A few days before my twenty-second birthday, I found myself in a date rape situation. A bad combination of a recently prescribed antidepressant and a few shots of vodka with a girlfriend and two guys that I trusted resulted in a night that to this very day I can only remember in very short flashes.
I'm not going to share the details of the night, because they're not important anymore. But I did want to tell you what happened in the following days. The next morning, I woke up in my own bed in my dad's apartment undressed from the waist down. I walked over to my girlfriend's apartment to check on her because I genuinely believed at that point I'd been drugged. We had coffee and I eventually went home to shower and go to work. I ran into him in the cafeteria at lunchtime and when I asked him what happened he lied to me. When I called him out on his lie, he back-tracked and lied again in a different direction. I stopped listening. After work, I called my ex - the one person around me I thought could point me in the right direction - and we went out to dinner. He expected to hear a story about some silly boy troubles. When I told him what happened, he turned six shades of white and was the first one to say the "R"-word.
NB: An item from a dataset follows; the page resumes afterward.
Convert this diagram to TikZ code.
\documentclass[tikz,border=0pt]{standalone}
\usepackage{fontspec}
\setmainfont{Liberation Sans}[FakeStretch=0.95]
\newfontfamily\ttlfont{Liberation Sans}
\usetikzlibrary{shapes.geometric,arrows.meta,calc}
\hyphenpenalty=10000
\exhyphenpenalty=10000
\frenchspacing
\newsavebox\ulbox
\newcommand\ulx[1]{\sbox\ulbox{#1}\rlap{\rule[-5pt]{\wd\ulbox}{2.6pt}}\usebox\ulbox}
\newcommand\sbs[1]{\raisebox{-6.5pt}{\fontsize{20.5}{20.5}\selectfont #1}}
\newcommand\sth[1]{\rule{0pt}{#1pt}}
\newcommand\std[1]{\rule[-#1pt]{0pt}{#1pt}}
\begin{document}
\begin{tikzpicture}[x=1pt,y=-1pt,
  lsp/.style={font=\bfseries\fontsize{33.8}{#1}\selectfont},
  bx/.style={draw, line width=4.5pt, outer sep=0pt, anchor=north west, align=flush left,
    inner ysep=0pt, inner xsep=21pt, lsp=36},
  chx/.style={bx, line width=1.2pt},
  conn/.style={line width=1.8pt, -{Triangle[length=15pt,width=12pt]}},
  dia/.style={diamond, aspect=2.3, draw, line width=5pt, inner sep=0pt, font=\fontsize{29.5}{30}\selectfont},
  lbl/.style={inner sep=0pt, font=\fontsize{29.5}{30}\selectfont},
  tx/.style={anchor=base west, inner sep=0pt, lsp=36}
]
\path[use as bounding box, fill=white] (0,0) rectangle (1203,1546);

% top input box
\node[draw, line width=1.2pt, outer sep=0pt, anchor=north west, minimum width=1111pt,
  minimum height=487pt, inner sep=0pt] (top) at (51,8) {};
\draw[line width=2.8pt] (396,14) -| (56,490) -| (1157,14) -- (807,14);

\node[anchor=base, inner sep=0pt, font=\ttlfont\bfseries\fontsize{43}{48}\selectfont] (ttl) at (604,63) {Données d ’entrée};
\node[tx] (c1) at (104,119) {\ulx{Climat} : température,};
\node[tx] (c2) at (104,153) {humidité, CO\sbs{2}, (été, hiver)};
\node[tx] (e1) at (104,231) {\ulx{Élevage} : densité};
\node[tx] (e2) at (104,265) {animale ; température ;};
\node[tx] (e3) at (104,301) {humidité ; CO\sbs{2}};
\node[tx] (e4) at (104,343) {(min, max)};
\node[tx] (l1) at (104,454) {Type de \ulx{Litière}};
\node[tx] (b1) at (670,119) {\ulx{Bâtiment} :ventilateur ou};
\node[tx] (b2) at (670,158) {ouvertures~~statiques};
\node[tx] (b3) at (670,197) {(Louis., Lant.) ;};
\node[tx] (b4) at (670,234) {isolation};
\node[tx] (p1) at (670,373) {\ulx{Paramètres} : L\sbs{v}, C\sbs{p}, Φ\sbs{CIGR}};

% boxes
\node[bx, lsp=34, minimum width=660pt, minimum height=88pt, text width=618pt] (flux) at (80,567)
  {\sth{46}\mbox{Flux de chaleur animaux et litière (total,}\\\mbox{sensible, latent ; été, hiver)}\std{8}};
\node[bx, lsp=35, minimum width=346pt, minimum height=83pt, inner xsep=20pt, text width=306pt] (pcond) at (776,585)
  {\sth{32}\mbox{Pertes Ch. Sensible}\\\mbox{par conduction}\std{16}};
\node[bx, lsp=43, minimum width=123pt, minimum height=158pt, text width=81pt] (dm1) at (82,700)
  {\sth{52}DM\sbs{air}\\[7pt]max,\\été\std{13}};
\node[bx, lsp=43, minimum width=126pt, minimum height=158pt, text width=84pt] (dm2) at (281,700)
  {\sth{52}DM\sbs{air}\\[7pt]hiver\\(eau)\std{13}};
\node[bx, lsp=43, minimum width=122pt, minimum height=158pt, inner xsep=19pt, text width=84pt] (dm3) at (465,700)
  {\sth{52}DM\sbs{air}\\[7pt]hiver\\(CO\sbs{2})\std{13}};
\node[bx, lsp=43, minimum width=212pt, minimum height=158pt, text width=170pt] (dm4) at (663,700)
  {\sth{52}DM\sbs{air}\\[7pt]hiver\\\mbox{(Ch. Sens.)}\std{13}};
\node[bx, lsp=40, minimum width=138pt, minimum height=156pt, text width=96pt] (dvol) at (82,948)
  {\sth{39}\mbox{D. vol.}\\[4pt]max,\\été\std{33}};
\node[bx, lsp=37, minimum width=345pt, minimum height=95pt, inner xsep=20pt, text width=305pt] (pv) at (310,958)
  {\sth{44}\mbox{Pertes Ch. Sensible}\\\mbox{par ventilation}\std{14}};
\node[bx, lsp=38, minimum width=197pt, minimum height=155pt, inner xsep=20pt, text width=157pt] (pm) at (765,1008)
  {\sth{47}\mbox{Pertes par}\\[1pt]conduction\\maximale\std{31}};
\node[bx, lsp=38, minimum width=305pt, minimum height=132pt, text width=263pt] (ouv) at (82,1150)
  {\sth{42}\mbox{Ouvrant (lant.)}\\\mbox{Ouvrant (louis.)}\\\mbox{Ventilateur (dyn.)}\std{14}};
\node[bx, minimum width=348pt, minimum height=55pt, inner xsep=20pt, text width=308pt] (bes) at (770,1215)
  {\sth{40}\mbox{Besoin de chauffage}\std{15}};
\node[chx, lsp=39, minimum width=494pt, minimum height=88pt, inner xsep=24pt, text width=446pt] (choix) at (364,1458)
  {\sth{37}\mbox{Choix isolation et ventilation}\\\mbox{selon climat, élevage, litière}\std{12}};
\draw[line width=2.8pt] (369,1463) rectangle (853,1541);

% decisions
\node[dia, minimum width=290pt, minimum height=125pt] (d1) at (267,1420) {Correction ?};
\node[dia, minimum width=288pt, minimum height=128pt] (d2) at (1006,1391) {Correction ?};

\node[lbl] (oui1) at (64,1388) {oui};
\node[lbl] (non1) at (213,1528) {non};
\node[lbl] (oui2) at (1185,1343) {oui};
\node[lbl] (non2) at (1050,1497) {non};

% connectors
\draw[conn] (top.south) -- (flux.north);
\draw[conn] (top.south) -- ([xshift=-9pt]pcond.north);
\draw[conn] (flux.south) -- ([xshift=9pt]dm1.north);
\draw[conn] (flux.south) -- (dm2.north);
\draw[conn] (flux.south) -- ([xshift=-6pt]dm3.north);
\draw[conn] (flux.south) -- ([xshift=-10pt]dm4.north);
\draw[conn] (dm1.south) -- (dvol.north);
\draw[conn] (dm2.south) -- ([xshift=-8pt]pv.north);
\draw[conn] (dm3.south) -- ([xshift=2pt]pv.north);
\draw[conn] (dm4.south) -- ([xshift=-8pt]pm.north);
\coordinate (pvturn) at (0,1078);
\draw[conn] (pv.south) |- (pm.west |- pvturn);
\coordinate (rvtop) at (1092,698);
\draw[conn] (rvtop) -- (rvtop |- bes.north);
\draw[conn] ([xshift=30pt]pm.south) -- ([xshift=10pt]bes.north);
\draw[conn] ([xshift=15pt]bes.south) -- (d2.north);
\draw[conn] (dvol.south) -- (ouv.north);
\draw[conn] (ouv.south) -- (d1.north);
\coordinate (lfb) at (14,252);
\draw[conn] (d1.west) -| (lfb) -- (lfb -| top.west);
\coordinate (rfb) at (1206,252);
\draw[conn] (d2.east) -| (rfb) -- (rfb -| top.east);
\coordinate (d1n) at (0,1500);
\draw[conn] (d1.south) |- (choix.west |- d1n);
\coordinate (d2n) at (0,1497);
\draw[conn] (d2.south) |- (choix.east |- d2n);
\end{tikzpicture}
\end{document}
The next morning, after the girlfriend and I went to the apartment gym to jog on the treadmill and talk things through, I called my mom and told her. Then I went home and told my dad. The rest of the day was sort of a blur of witness statements, interviews, a pelvic exam, and uncomfortable drives.
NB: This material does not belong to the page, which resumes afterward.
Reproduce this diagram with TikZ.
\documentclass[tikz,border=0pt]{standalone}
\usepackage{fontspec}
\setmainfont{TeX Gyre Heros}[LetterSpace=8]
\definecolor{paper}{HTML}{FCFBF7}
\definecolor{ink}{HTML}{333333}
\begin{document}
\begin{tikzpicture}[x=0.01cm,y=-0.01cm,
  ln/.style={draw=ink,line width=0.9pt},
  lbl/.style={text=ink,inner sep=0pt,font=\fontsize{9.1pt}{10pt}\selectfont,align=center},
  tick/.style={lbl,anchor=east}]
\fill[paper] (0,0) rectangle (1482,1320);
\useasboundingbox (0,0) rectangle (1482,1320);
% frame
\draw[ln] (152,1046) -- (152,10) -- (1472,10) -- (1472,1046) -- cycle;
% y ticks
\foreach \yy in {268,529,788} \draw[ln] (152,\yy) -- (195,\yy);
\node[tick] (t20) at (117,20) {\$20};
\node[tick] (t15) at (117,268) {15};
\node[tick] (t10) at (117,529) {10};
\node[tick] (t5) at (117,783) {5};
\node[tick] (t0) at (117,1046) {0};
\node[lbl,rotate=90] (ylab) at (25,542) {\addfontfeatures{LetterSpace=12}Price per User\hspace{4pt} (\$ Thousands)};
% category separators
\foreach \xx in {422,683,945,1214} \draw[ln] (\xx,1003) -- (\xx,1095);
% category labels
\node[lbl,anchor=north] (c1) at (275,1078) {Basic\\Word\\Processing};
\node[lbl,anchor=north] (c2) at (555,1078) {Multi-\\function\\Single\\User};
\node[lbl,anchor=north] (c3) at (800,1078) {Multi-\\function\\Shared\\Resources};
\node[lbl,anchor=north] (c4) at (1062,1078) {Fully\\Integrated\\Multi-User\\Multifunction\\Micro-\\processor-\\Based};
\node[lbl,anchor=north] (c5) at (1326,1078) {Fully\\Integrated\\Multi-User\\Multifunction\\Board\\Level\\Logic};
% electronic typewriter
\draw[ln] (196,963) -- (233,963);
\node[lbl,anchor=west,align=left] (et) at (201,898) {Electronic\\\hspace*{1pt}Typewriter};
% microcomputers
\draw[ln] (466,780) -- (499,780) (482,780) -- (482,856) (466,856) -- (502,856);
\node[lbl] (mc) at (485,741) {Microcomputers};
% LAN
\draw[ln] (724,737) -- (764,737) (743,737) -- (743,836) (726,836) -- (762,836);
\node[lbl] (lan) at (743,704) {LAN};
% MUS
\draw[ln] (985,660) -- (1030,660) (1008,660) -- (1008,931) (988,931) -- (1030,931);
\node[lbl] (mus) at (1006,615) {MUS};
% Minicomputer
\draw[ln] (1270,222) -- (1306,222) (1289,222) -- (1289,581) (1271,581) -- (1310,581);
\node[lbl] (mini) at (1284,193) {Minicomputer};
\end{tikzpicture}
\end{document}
I didn't want to press charges. The guy had a young kid and I couldn't bear the idea of the kid losing his dad, or the dad losing his job, because of me. I only wanted to tell my story in case it happened to someone else; maybe that person would have a stronger case.
They said it didn't work like that.
While trying to verify the name I had given them, they found a mug shot and showed it to me. It was the same guy, a few years earlier, charged with domestic battery. There's nothing quite so jarring as seeing the mug shot of someone you once viewed as a potential boyfriend and finding out the guy has a history of (at the very least) disrespecting women.
So I pressed charges.
As it so often happens, it turns out I went through all of that only to be on the wrong side of a very weak he-said-she-said situation. After the detective spoke with both of us, he was never even charged. I wasn't surprised. To this day, I sometimes question whether I was more responsible for his actions than I believed at the time. Obviously the guy was a scumbag, and in retrospect I missed some pretty obvious tells. Plus, I'm the one who didn't bother reading the alcohol warning on my prescription pills.
Anyway, why bring all this up now? Well, the same quote keeps coming up in the comments on stories about the Penn State incidents: "all that is necessary for the triumph of evil is that good men do nothing." Today I came across stories of multiple survivors of childhood sexual abuse who say that the acts against them were witnessed, and that the other adult did not intervene.
And while it's easy to point the finger at everyone who looked the other way and say "I would have intervened/called 911/beat the shit out of the guy," I wonder how many people really would have done any of those things. Doing the right thing is hard. Had it not been for one strong voice of reason in my life, I doubt I would have even reported an attack against me.
I lack courage. There are a lot of points in my life I could point to and say not just "I should have handled that differently," but simply "I should have handled that." (If that movie "Defending Your Life" is real, I am definitely coming back to Earth the next time around!) I have seen so many wrongs in my life and I don't think I've ever really stood up to any of them. The job Scott has? I never even pursued that career path because I didn't think I could handle people being fired or arrested because I caught them doing something wrong. I knew I'd blame myself.
But in place of courage, I've got an amazing ability to see the good where others don't. I think that people deserve a second chance. And I'd like to believe that Joe, misguided though he was, thought his friend of half a lifetime deserved a second chance. And until I hear something that changes my mind, I'm going to continue to believe that his legacy, while obviously tarnished, still shows a man deserving of the respect of the Penn State community. Let's not forget that that quote involves "good men." I'm not ready to give up on the idea that Joe is, for the most part, a good man.
Of course, the story seems to keep getting worse. If he was part of a cover-up that spanned three decades in order to save the University (or himself) from embarrassment... if he really did know about the allegations and continued to let Sandusky bring children to University-sponsored events... then maybe he wasn't a good man after all. But right now, as someone who knows how hard it is to report a crime - to stand up and say to a friend "what you did is NOT okay" - I'm going to continue to believe the best of him a little while longer.
1 comment:
I'm glad you blogged on this; I was going to call you anyway. I feel so awful about all this, and the media coverage isn't uncovering facts.
Your perspective is excellent! Who in their life can say they always spoke up, that they never made a really bad error in judgement?
I feel like Joe Pa is a good man too.